Optimizing Resource Allocation with Auto-Detected Policies
Booksy leveraged the built-in auto-detected policies to quickly and easily implement ScaleOps. The out-of-the-box feature automatically identified and applied the most suitable configurations for each workload, honoring Booksy’s diverse use cases and optimizing them individually. This ensured efficient CPU and memory allocation, preventing issues like throttling and OOM errors. By dynamically adapting to each workload’s unique requirements, ScaleOps enabled Booksy to maintain consistent performance and reliability while reducing operational overhead and achieving high service availability.
The Challenge
Automating the Management of Over 3,000 Workloads
Manual intervention was no longer sustainable, especially for production workloads that demanded high availability and reliability. Booksy faced a critical challenge in managing over 3,000 workloads distributed across development, staging, and production environments. The team used to check savings manually every few weeks or even months, resulting in missed opportunities for significant cost reduction. The complexity of scaling resources and maintaining consistent performance across such a vast ecosystem required a solution that could automate resource allocation and streamline infrastructure management.
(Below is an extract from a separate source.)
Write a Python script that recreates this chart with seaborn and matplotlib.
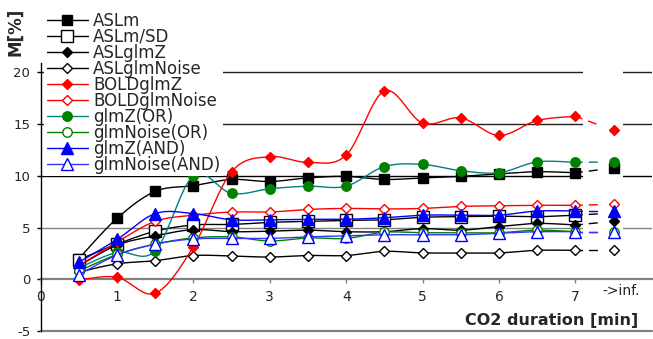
import numpy as np
import matplotlib
matplotlib.use("Agg")
import matplotlib.pyplot as plt
from matplotlib.lines import Line2D
import seaborn as sns

sns.set_style("white")
plt.rcParams['font.family'] = ['DejaVu Sans']
plt.rcParams['lines.scale_dashes'] = False

# ---- data ----
durations = [0.5, 1, 1.5, 2, 2.5, 3, 3.5, 4, 4.5, 5, 5.5, 6, 6.5, 7]
x_inf = 7.5
x_ticks = [0, 1, 2, 3, 4, 5, 6, 7]
y_ticks = [-5, 0, 5, 10, 15, 20]

ASLm          = [2.0, 5.9, 8.5, 9.05, 9.65, 9.45, 9.8, 9.95, 9.65, 9.8, 9.95, 10.2, 10.4, 10.3]
ASLm_inf = 10.75
ASLm_SD       = [1.9, 3.4, 4.65, 5.25, 5.3, 5.5, 5.6, 5.7, 5.75, 6.0, 6.05, 6.1, 6.05, 6.2]
ASLm_SD_inf = 6.4
ASLglmZ       = [1.3, 3.3, 4.2, 4.8, 4.6, 4.65, 4.75, 4.6, 4.6, 4.9, 4.75, 5.1, 5.4, 5.25]
ASLglmZ_inf = 5.6
ASLglmNoise   = [0.7, 1.5, 1.8, 2.3, 2.25, 2.15, 2.3, 2.3, 2.7, 2.55, 2.55, 2.55, 2.8, 2.8]
ASLglmNoise_inf = 2.8
BOLDglmZ      = [-0.05, 0.2, -1.35, 3.15, 10.4, 11.85, 11.3, 12.0, 18.2, 15.1, 15.6, 13.9, 15.35, 15.75]
BOLDglmZ_inf = 14.4
BOLDglmNoise  = [1.3, 3.6, 5.6, 6.2, 6.5, 6.5, 6.75, 6.85, 6.8, 6.85, 7.05, 7.1, 7.15, 7.15]
BOLDglmNoise_inf = 7.25
glmZ_OR       = [1.1, 2.6, 2.75, 10.0, 8.3, 8.75, 9.0, 9.0, 10.9, 11.1, 10.5, 10.3, 11.35, 11.3]
glmZ_OR_inf = 11.35
glmNoise_OR   = [0.8, 2.4, 3.4, 4.0, 4.1, 3.7, 4.0, 3.95, 4.55, 4.5, 4.5, 4.5, 4.75, 4.6]
glmNoise_OR_inf = 4.6
glmZ_AND      = [1.65, 3.85, 6.35, 6.35, 5.75, 5.75, 5.8, 5.8, 5.95, 6.2, 6.2, 6.2, 6.6, 6.6]
glmZ_AND_inf = 6.6
glmNoise_AND  = [0.45, 2.35, 3.4, 3.9, 3.95, 3.95, 4.1, 4.2, 4.3, 4.3, 4.3, 4.45, 4.6, 4.6]
glmNoise_AND_inf = 4.6

labels = ['ASLm', 'ASLm/SD', 'ASLglmZ', 'ASLglmNoise', 'BOLDglmZ', 'BOLDglmNoise',
          'glmZ(OR)', 'glmNoise(OR)', 'glmZ(AND)', 'glmNoise(AND)']
series = [ASLm, ASLm_SD, ASLglmZ, ASLglmNoise, BOLDglmZ, BOLDglmNoise,
          glmZ_OR, glmNoise_OR, glmZ_AND, glmNoise_AND]
series_inf = [ASLm_inf, ASLm_SD_inf, ASLglmZ_inf, ASLglmNoise_inf, BOLDglmZ_inf,
              BOLDglmNoise_inf, glmZ_OR_inf, glmNoise_OR_inf, glmZ_AND_inf, glmNoise_AND_inf]
show_inf_marker = [True, False, True, True, True, True, True, True, True, True]

# style: line color, marker, face, edge, size
styles = [
    ('black', 's', 'black', 'black', 6.5),
    ('black', 's', 'white', 'black', 9.0),
    ('black', 'D', 'black', 'black', 5.2),
    ('black', 'D', 'white', 'black', 5.2),
    ('#FF0000', 'D', '#FF0000', '#FF0000', 5.4),
    ('#FF0000', 'D', 'white', '#FF0000', 5.4),
    ('#008080', 'o', '#008000', '#008000', 6.8),
    ('#008000', 'o', 'white', '#008000', 6.8),
    ('#0000FF', '^', '#0000FF', '#0000FF', 8.0),
    ('#3333FF', '^', 'white', '#0000FF', 8.0),
]


def smooth(x, y, n=24):
    pts = np.column_stack([x, y]).astype(float)
    out = []
    for i in range(len(pts) - 1):
        p0 = pts[i - 1] if i > 0 else pts[i]
        p1 = pts[i]
        p2 = pts[i + 1]
        p3 = pts[i + 2] if i + 2 < len(pts) else pts[i + 1]
        c1 = p1 + (p2 - p0) / 6.0
        c2 = p2 - (p3 - p1) / 6.0
        t = np.linspace(0, 1, n)[:, None]
        seg = (1 - t) ** 3 * p1 + 3 * (1 - t) ** 2 * t * c1 + 3 * (1 - t) * t ** 2 * c2 + t ** 3 * p2
        out.append(seg if i == 0 else seg[1:])
    return np.vstack(out)


fig = plt.figure(figsize=(6.53, 3.39), dpi=100)
ax = fig.add_axes([0.0623, 0.0235, 0.9357, 0.7905])
ax.set_xlim(0, 8.0)
ax.set_ylim(-5, 20.9)

# grid lines
grid_colors = {5: '#808080', 10: '#000000', 15: '#202020', 20: '#202020'}
for g, c in grid_colors.items():
    ax.axhline(g, color=c, lw=1.0, zorder=1)
ax.axhline(-5, color='#808080', lw=1.6, zorder=1, clip_on=False)
# break band between 7 and infinity
ax.axvspan(7.1, 7.62, ymin=(0.2 + 5) / 25.9, ymax=1, color='white', lw=0, zorder=1.5)

for k, (lab, ys, yinf) in enumerate(zip(labels, series, series_inf)):
    lc, mk, fc, ec, ms = styles[k]
    z = 3 + k
    sm = smooth(durations, ys)
    sns.lineplot(x=sm[:, 0], y=sm[:, 1], ax=ax, color=lc, lw=1.0, sort=False,
                 estimator=None, zorder=z, legend=False)
    ax.plot([durations[-1], x_inf], [ys[-1], yinf], color=lc, lw=1.0, zorder=z,
            linestyle=(0, (5.4, 4.3, 6.5, 30)))
    mx = list(durations) + ([x_inf] if show_inf_marker[k] else [])
    my = list(ys) + ([yinf] if show_inf_marker[k] else [])
    ax.plot(mx, my, linestyle='none', marker=mk, markersize=ms, markerfacecolor=fc,
            markeredgecolor=ec, markeredgewidth=1.0, zorder=z + 0.5, clip_on=False)

# axes styling
for s in ['top', 'right']:
    ax.spines[s].set_visible(False)
ax.spines['left'].set_color('black')
ax.spines['left'].set_linewidth(1.0)
ax.spines['bottom'].set_position(('data', 0))
ax.spines['bottom'].set_color('#808080')
ax.spines['bottom'].set_linewidth(1.6)
ax.spines['bottom'].set_zorder(2)

ax.set_xticks(x_ticks)
ax.set_xticklabels([str(t) for t in x_ticks])
ax.set_yticks(y_ticks)
ax.set_yticklabels([str(t) for t in y_ticks])
ax.tick_params(axis='x', direction='out', length=3, width=1, color='#808080',
               labelsize=10, pad=5, bottom=True)
ax.tick_params(axis='y', direction='out', length=3, width=1, color='black',
               labelsize=9.5, pad=4.5, left=True)
ax.text(7.6, -1.15, '->inf.', ha='center', va='center', fontsize=10)

fig.text(0.977, 0.056, 'CO2 duration [min]', ha='right', va='center',
         fontsize=11.5, fontweight='bold')
fig.text(0.023, 0.905, 'M[%]', ha='center', va='center', rotation=90,
         fontsize=12, fontweight='bold')

handles = []
for k, lab in enumerate(labels):
    lc, mk, fc, ec, ms = styles[k]
    handles.append(Line2D([], [], color=lc, lw=1.0, marker=mk, markersize=ms,
                          markerfacecolor=fc, markeredgecolor=ec, markeredgewidth=1.0))
leg = ax.legend(handles, labels, loc='upper left', bbox_to_anchor=(44 / 653, 1 - 9 / 339),
                bbox_transform=fig.transFigure, fontsize=12, labelspacing=-0.12,
                handlelength=2.5, handletextpad=0.3, borderpad=0.15, borderaxespad=0,
                frameon=True, fancybox=False, framealpha=1, facecolor='white',
                edgecolor='none')
leg.set_zorder(20)

fig.savefig('out.png', dpi=100)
Ensuring Consistent Performance in Dynamic Environments
Booksy encountered recurring challenges with CPU throttling and Out-Of-Memory (OOM) issues across their environments, which risked impacting application performance and availability. While the team worked diligently to avoid any disruptions for their customers, adhering to strict internal SLAs meant quickly identifying and mitigating performance issues. However, relying on manual intervention to monitor and resolve these issues was time-consuming and inefficient, especially as workloads scaled. Booksy needed a solution that could proactively optimize resource requests, eliminate performance degradation, and ensure reliable application performance at scale.
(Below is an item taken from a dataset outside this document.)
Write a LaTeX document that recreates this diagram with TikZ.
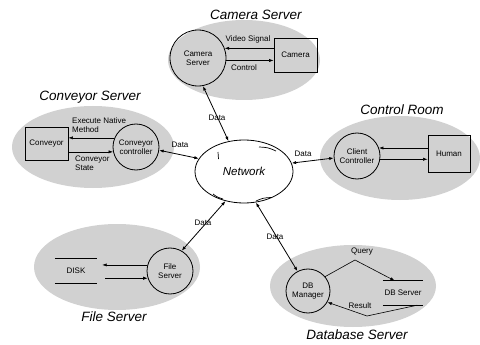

Manually Flagging Critical Events at Scale
In addition to resource automation needs, Booksy struggled to track crucial system events such as CPU and memory utilization percentages, workload disruptions, and pod health issues. Without detailed insights into these metrics, the team found it challenging to manually detect performance issues, inefficiencies, and potential risks before they impact service availability. This led to increased costs and inconsistent application performance.
The Solution
Eliminating Manual Work with Automation
To address the complexity of managing thousands of workloads across multiple environments, Booksy implemented ScaleOps to fully automate and manage resource allocation at scale. By introducing automation to their environments, Booksy eliminated the need for manual intervention in managing workloads, which had previously required regular checks for resource optimization. The ScaleOps platform dynamically adjusts resources based on real-time demand, ensuring efficient performance with significantly less human oversight. The shift to automated scaling not only minimized manual effort but also allowed the team to focus on more strategic tasks. With resource management streamlined and automated, Booksy could trust the system to optimize for both cost and performance.
Dynamic Optimization with Improved Performance and Reliability
To address the risk of CPU throttling and OOM issues, Booksy implemented ScaleOps that automated resource requests and provided real-time performance and troubleshooting capabilities at the pod, cluster and multi-cluster level. This proactive approach ensured that workloads dynamically scaled requests on demand, eliminating manual intervention and preventing resource contention. With automated scaling and optimization, Booksy was able to meet internal SLAs, minimizing downtime and preventing customer-facing service degradation. The new system provided the team with better visibility into resource usage and system performance, keeping developers in the loop while automating resource requests on their behalf.
Troubleshooting Infrastructure Anomalies
To overcome the challenge of manually detecting critical events, ScaleOps automatically flags occurrences such as CPU and Memory Utilization, workload disruptions, and noisy neighbors. This allows Booksy to go under the hood and troubleshoot resources that are impacting availability at the workload, cluster, or multi-cluster level. Additionally, ScaleOps provides valuable metrics, such as identifying expensive or wasteful workloads, empowering the team to make data-driven decisions that improve cost efficiency and ensure consistent performance across their infrastructure.
The Impact
Cutting the Number of Allocatable CPU in Half
ScaleOps’ best-in-market product reduced Booksy’s allocated CPU by ~50% across dev, staging, and production clusters. The platform automatically rightsizes workloads in real-time, ensuring efficient allocation of CPUs and memory. This not only reduces costs but also enhances performance and reliability, allowing Booksy to focus on scaling without worrying about excessive infrastructure expenses.
Reduced Infrastructure Management Time
Booksy has eliminated the manual effort required to rightsizing its infrastructure through the automated optimization capabilities provided by ScaleOps. The platform continuously adjusts resource requests based on real-time demand, allowing Booksy’s teams to focus on higher-priority tasks and strategic initiatives rather than spending time on constant workload tuning. This has streamlined operations and ensured better resource efficiency, contributing to improved performance across environments.
Keeping Developers in the Loop
By adopting ScaleOps, Booksy gained a comprehensive solution that not only automates resources at the pod level, but also keeps developers in the loop providing them visibility into critical events that can affect performance, reliability, and cost.
Summary
Booksy partnered with ScaleOps to optimize its Kubernetes-based infrastructure, reducing costs by 50%. Using ScaleOps’ automated pod rightsizing capabilities, the team significantly cut cloud costs while improving performance and scalability, even during peak demand. The onboarding of ScaleOps was seamless, with a simple Helm chart and easy installation processes that streamlined deployment and upgrades. ScaleOps’ out-of-the-box and auto-detected policies gave Booksy a fast, hands-free experience while ensuring optimal resource allocation and high service availability. This holistic approach has not only delivered significant savings but increased operational efficiency as well.